After a warm-up activity, students in Stacy Albrecht's sixth grade social studies class started suggesting ways to solve three world problems at their CubMUN meeting. The topics at hand were implementing residency building standards, offering free food for school-age children and making education more affordable for families.
CubMUN is a weeklong event where the members of the Moscow High School Model UN club visit Moscow Middle School to walk students through their own version of a Model UN. Model UN is an organization which gives students the chance to simulate a United Nations meeting.
With a class of 10 students, getting the conversation started took some help but by the end of the class period, students were raising their hands to be part of the conversation. All students represented South American countries in their simulation.
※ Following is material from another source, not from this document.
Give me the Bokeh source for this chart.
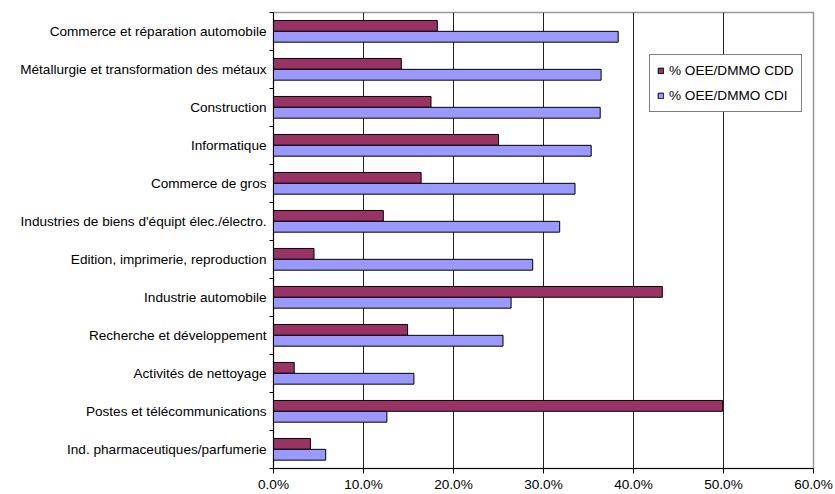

The students spent Day 3 in small groups working on food insecurity, housing and education access — all of which play a role in poverty which was the big problem the students were looking to solve. Day 4 brings students back to small groups to combine their ideas into one document — called a resolution.
Nicole Xiao, senior and head delegate at the MHS Model UN, said they hoped the sixth-graders would see that they can be part of a solution and that this event would help widen their worldview.
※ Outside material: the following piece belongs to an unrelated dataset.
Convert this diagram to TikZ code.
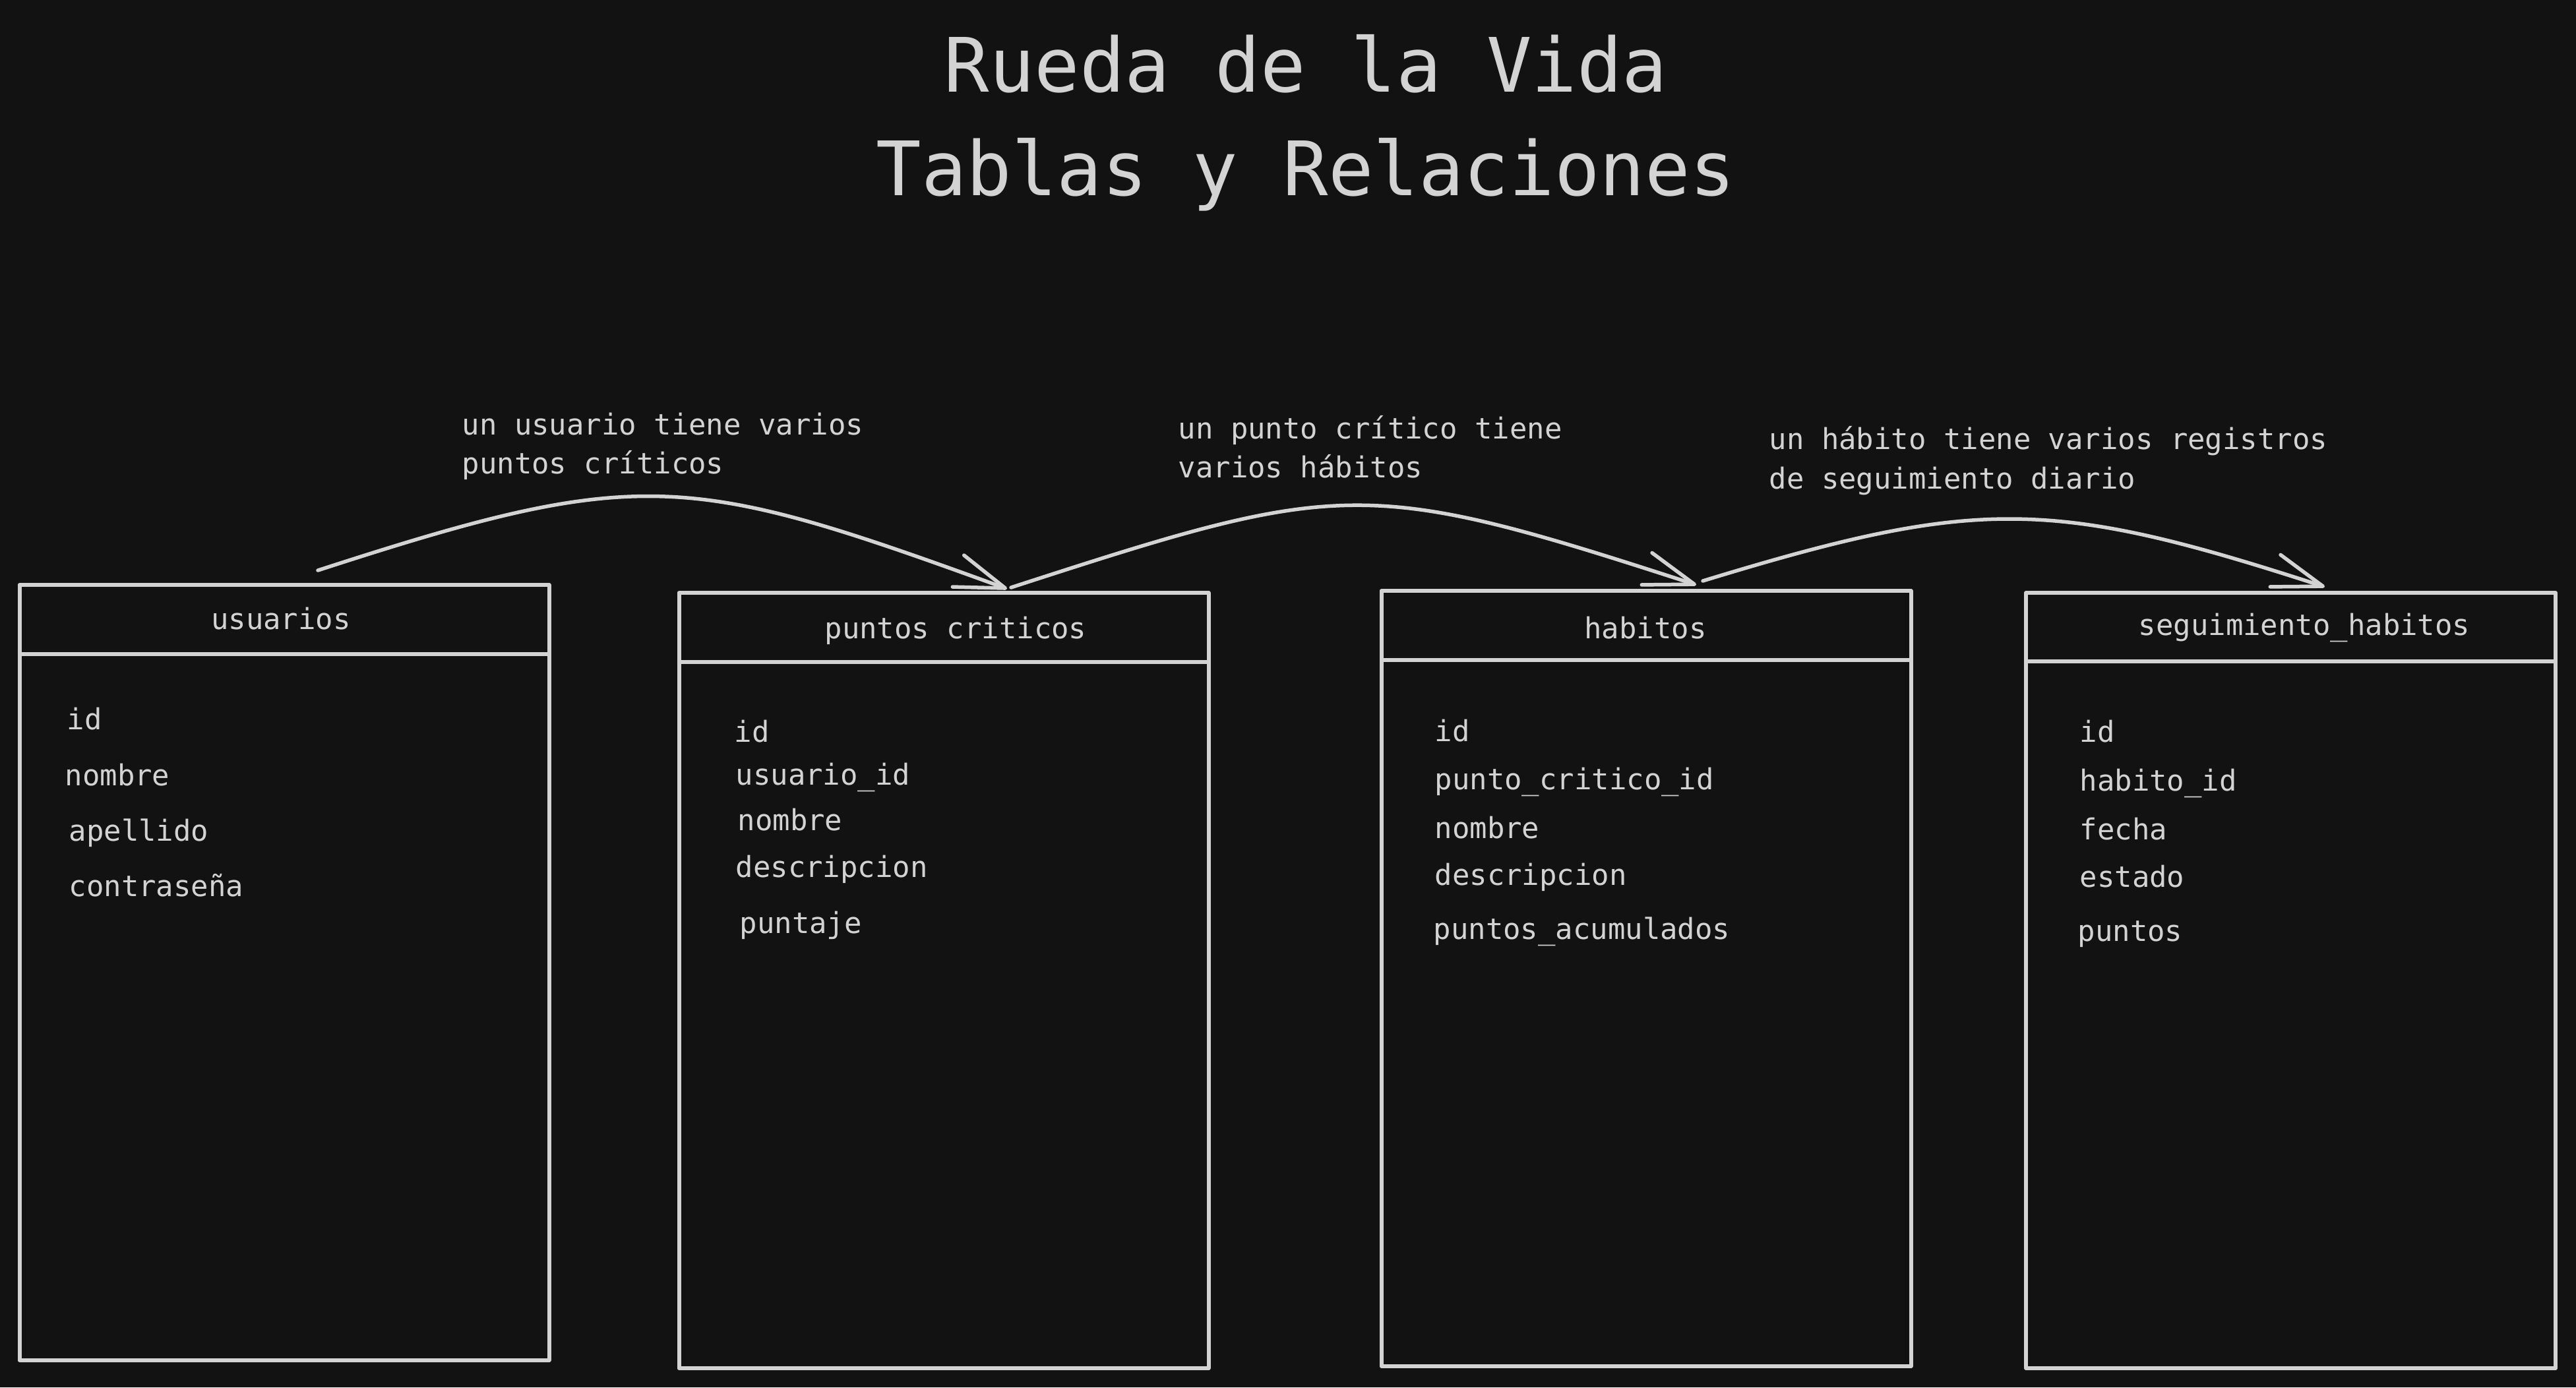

“I hope they come away realizing that even if there’s all these huge pressing problems in the world, they can definitely be part of the solution to help solve them,” Xiao said.
The CubMUN also got a redesign this year, she said, because they wanted to update the information and organize everything they had done since the program started in 2016. The high schoolers have put the event on every year until 2021, when they took a year off due to the COVID-19 pandemic.
Albrecht and Harper Wallen, another sixth grade social studies teacher, said the program gets the kids involved in problem solving. Albrecht said this year she saw her students getting more comfortable and start coming out of their shell. One student, she said, had been quiet for a majority of the year and then in her CubMUN small group she was able to get comfortable enough to be part of the discussion.
“I’m seeing a lot more of my kids ... actually opening up and sharing their thoughts and ideas with their groups,” Albrecht said, “whereas they may not be so willing to do that in the classroom situation.”
Editor's note: The last name spelling of Stacy Albrecht has been corrected. It was misspelled in the version that appeared in print because of a Daily News error.